Inside Misha Collins' Connection To The Clinton-Lewinsky Scandal

Bill Clinton's affair with Monica Lewinsky was a massive political scandal in 1998 and eventually resulted in an impeachment hearing. Initially, the then-President of the United States denied the allegations. "I did not have sexual relations with that woman," Clinton famously said (famously is maybe putting it lightly) before the truth of the extramarital encounter came to light, per BBC News.
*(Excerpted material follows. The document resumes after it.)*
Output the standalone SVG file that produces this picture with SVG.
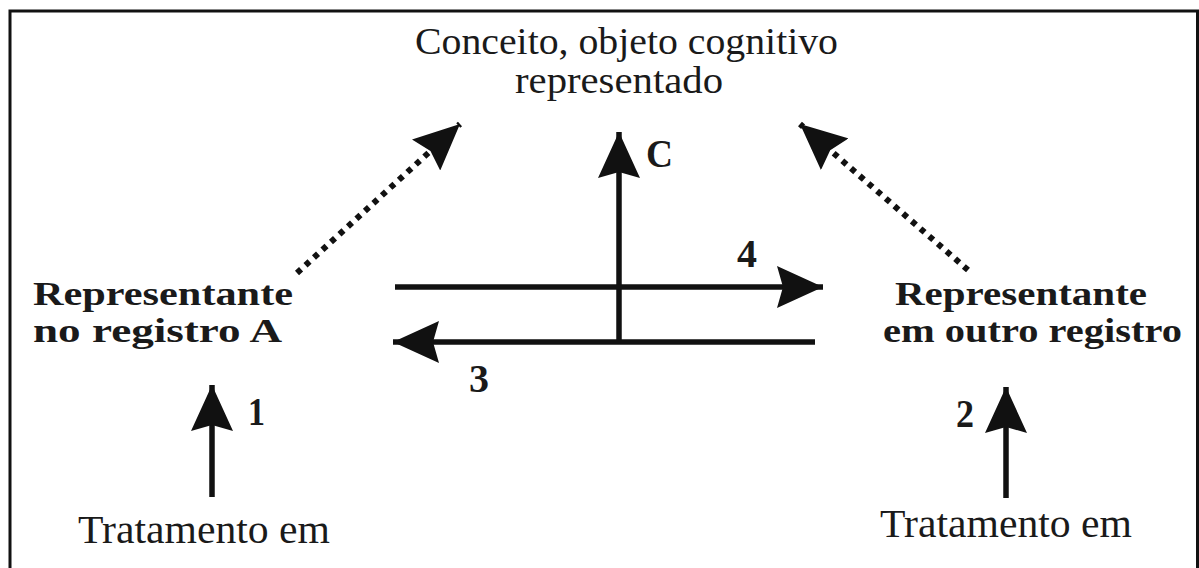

Lewinsky became a fixture in the tabloids and was perhaps unfairly maligned by members of the White House and media. "Any 'abuse' came in the aftermath, when I was made a scapegoat in order to protect his powerful position," Lewinsky wrote in an essay for Vanity Fair in 2014.

In an interview used for a 2016 documentary about his wife titled "Hillary," the former POTUS discussed his tryst with Lewinsky. He mentioned that it occurred during a time when he was under immense stress. "Everybody has life's pressures and disappointments and terrors, fears or whatever, things I did to manage my anxieties for years," Clinton said in the documentary (via BBC).

The affair and resulting trial became the subject of the Netflix true-crime series "Impeachment: American Crime Story," with Clive Owen portraying Clinton, and Beanie Feldstein cast as Lewinsky. In the real-life version of the events, another well-known actor had a connection. Misha Collins, best-known as Castiel on "Supernatural," was a White House intern in 1994 just before Lewinsky arrived, per The Baltimore Sun. Keep reading to see what he said about the scandal.

Misha Collins defended Monica Lewinsky in the '90s

Misha Collins has shared tales in the past about his time as an intern at the White House. During a Q&A, the actor revealed how he used to take press passes home even though interns were supposed to return them daily. "Every day I would pretend to drop my pass in the box and [then] stash my pass," he once said (via YouTube). In 1998, around the time the Bill Clinton-Monica Lewinsky scandal broke, Collins wrote an op-ed for The Baltimore Sun. The former intern wrote the piece under his legal name, Dmitri Krushnic, that defended Lewinsky. "[T]he media have reported that sources describe Ms. Lewinsky as 'infatuated' with the president, 'star struck and even 'a stalker,'" Collins wrote. "I contend that the description of her behavior could fit any number of young interns."

At the time, Collins felt that Lewinsky had been unfairly villainized. He recalled a story of how one intern went to unreasonable lengths for a brief encounter with the then-president. "One female intern unstrategically stepped into a closet so that she could 'accidentally' step out again when Mr. Clinton was passing." Collins contested: "If Monica Lewinsky had not seemed like a star-struck, infatuated stalker who hung around the West Wing every chance she got, then it would be fair to say her behavior in the White House was suspicious." Keep reading to see what the actor thought thinks about Lewinsky now. 

Misha Collins doubles down

Years after Misha Collins had written the op-ed defending Monica Lewinsky, and near the end of his run on "Supernatural," the actor's article for The Baltimore Sun was re-discovered and subsequently went viral online. Over two decades later, Collins stood by his words, and he tweeted a photo of the original article while once-again backing Lewinsky. "They say nothing ever really dies on the Internet," he wrote in December 2020. "This is definitive proof: 20 years ago, I wrote an Op-Ed piece in the @chicagotribune & @baltimoresun trying to defend @MonicaLewinsky (who should never have been publicly criticized at all)." Collins added.

Reading the article made many fans develop a new appreciation for the "Supernatural" star. "Defending her honour when everyone else hung her out to dry," one Twitter follower replied. "He wrote that article in defense of Monica Lewinsky. Just proves that he's always been a really good dude," a Twitter user wrote in December 2020 when Collins was trending on the platform. Indeed, as tides change in terms of the public's general opinion of Lewinsky and how she was perhaps mistreated, an unlikely star was standing by her all along.